Our sons’ first spring, 2008

She knows who she is and what she wants most of the time. When she doesn’t, she talks it out until she does. She told me once that sometimes she needed to sit on the front steps and read a book before she entered the house after work. I remember being impressed that she had figured out such a small yet significant detail about herself, and it inspired me to regard myself in the same manner.

Her move is another reminder that a moment has passed. The days of new motherhood, of uncertainly slipping tiny socks onto tiny feet, of crying, exhausted, in a dark nursery in the middle of the night, of falling asleep midday on the couch with a soft pink wrinkled baby cradled in my elbow, are gone. They slipped past as quickly as the future day when my son will no longer sit on my lap.

He goes off to kindergarten next month. And Melanie is off to Portland.

Things change. I hope to continue to get better at letting them.


20 thoughts on “Onward

  1. Crying! What a beautiful post Jess! I don’t think it hit me that Melanie was really leaving until I read this. I am beyond thankful for having you girls in my life and know that wherever life takes us we will always have that connection. Love you, Melanie. You will be missed more than you know.

  2. That’s a beautiful tribute to your friendship and to life! Change is inevitable, and quite often a wonderful thing, but I don’t think you should plan on it’s getting any easier.

    • I know – bright side, bright side. I actually am pretty good with change, but sometimes it just knocks my socks off. Henry going to kindergarten is also coinciding with our almost-certainty that we’re done having children.

  3. I just had a conversation with Pete the other day about this. I think about the days that have passed and how little the boys used to be and remember them fondly. However I find myself more excited about watching who they become. What will they be when they grow up? Will they get married? Where will they live? I love to remember the past but I’m excited for the future. Beautiful Blog as always Jess!

  4. Awwww, ain’t you gals the nicest! I love your description of my laugh, especially the clapping. I love that my blanket was next to yours on that day when I felt like just a shell of the person I used to be. Our group saved my sanity in more ways that I can count and I love that we’ve stayed together over the years. I’m very excited about moving to Portland, but will miss you all terribly! Much love and hugs!

  5. Wow Jess, that was an awesome tribute to our friend – I got teary and laughed just imaging Mel laughing at your description of her laugh! 🙂

  6. I don’t know Melanie and haven’t met you in real life, Jess, but this post was emotional for me to read as if I was one of your girlfriends. It’s hard to make those kinds of connections with people and to call someone “friend” (and genuinely mean it). Change is tough, isn’t it? No matter what form. It sounds like you’re enjoying those body snuggles with the little one now – being in the moment – and that’s what counts.

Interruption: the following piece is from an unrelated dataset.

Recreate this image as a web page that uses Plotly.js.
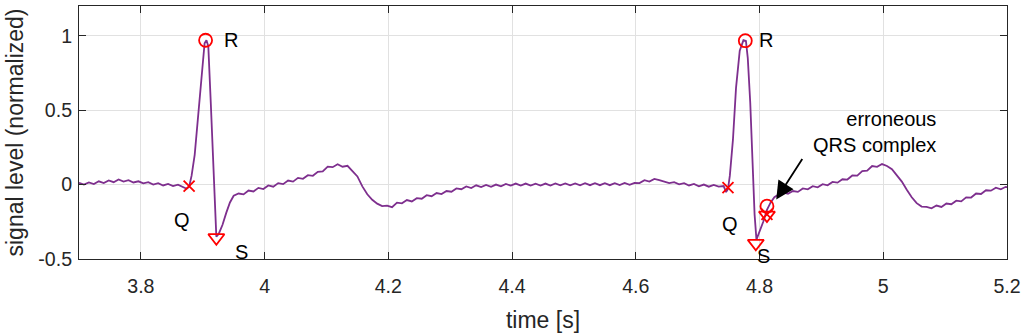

  7. You never lose friends like Melanie. They can move away but they stay in your heart–like a sister. When you see her again, it will be like she never left. Those are my favorite friends.

    • They’re my favorite, too. Absolutely. I grew up next door to a girl I played with every day. My childhood IS her. We lost touch in high school and college. After seven years, I sent her a card. She responded. We went to a Cubs game and you’d never have known we weren’t ten years old again.

  8. I have found this to be the hardest part of life. We know letting go and moving on is part of life, but that doesn’t make it easy to accept. When I look back over my life and the people who’ve come and gone I shudder. I often wish everyone was a friend for all seasons, but some are not meant to go the distance they only come to us for a reason. Beautiful, Jessica. Sniff, sniff.

    • Thank you, Brenda. It is true, and I suppose a positive part of change, that looking back on all the people I’ve known, who have come in and out of my life for long periods or briefly, it is stunning to realize just how many people we touch.